The BBC will adopt a different stance. Cope reveals that there will be some remote production, but not to the extent used for the Commonwealth Games and the Winter Olympics in South Korea. “All our core live TV output will be presented and produced in Moscow, but all simultaneous games, Multiplatform and Sport News will be produced by teams remotely in Salford. Within Moscow, all match-side production will be done remotely from our core studio in Red Square, so we will not have any local OB or SNG trucks in Russia.”

The editing of content for ITV Sport will be carried out in Moscow but, as Cope explains, the BBC has different needs and will utilise facilities in both the UK and Russia. “We will have a split of editing operations in both Moscow — to service the feature making, and in Salford to cover the highlights, match re-runs, Multiplatform, Sport News, and so on.”

These operations will be based on a traditional Avid/EVS core infrastructure, with Signiant-based file management between sites to handle all inter-site content exchange, archive and so on. “We aim to have all content archived in Salford before de-rig of our systems in Moscow at the end of the tournament.”

Lessons learned

As with all such events, lessons can be learned from the previous tournament and both organisations are happy to praise the efforts of both the organisers and the Host Broadcaster. “FIFA and HBS offer a vast array of excellent services – for example, the FIFA Max server system and film crews — and we have learned to be more reliant on the additional content provided over time,” comments Cope.

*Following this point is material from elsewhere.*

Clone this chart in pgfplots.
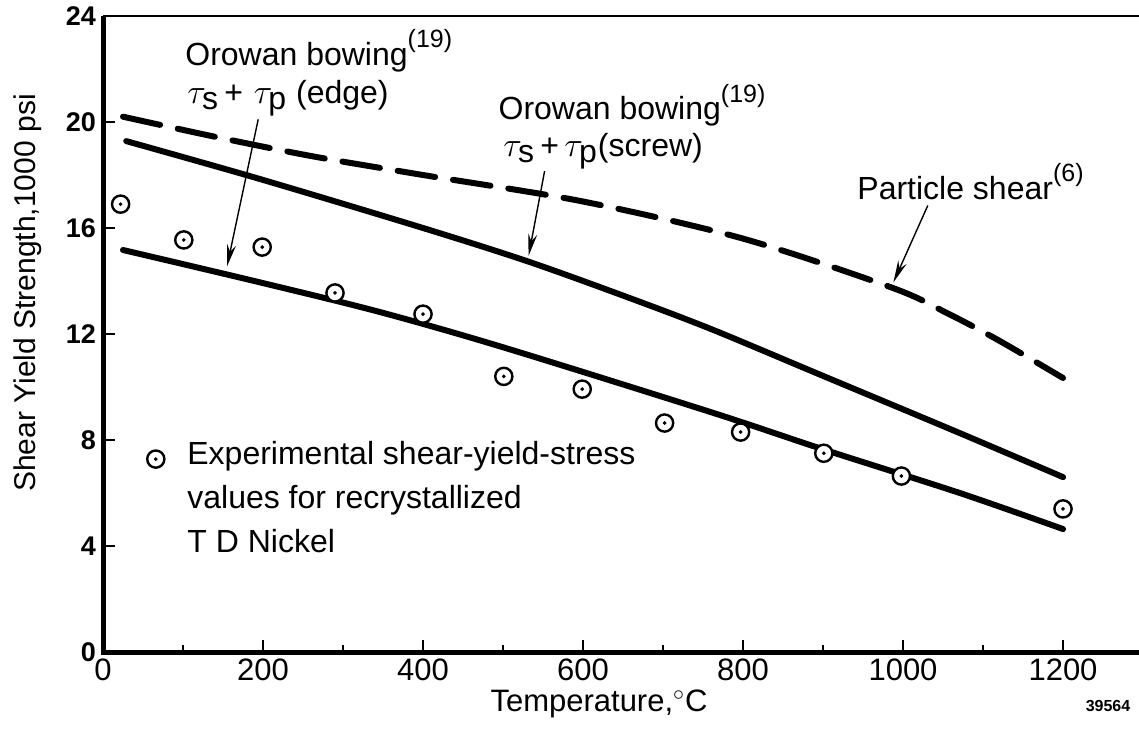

Pearce adds, “I would say that there is a bedrock of experience of working within a FIFA/HBS environment that we are able to plan the core coverage with confidence of high technical quality and production values. Outside of that, the individual plans for unilateral presentation are always a challenge and focused on the creative vision of the production and editorial needs. You need to be able to handle a challenge to do this job.”

The 2018 FIFA World Cup in Russia starts on 14 June.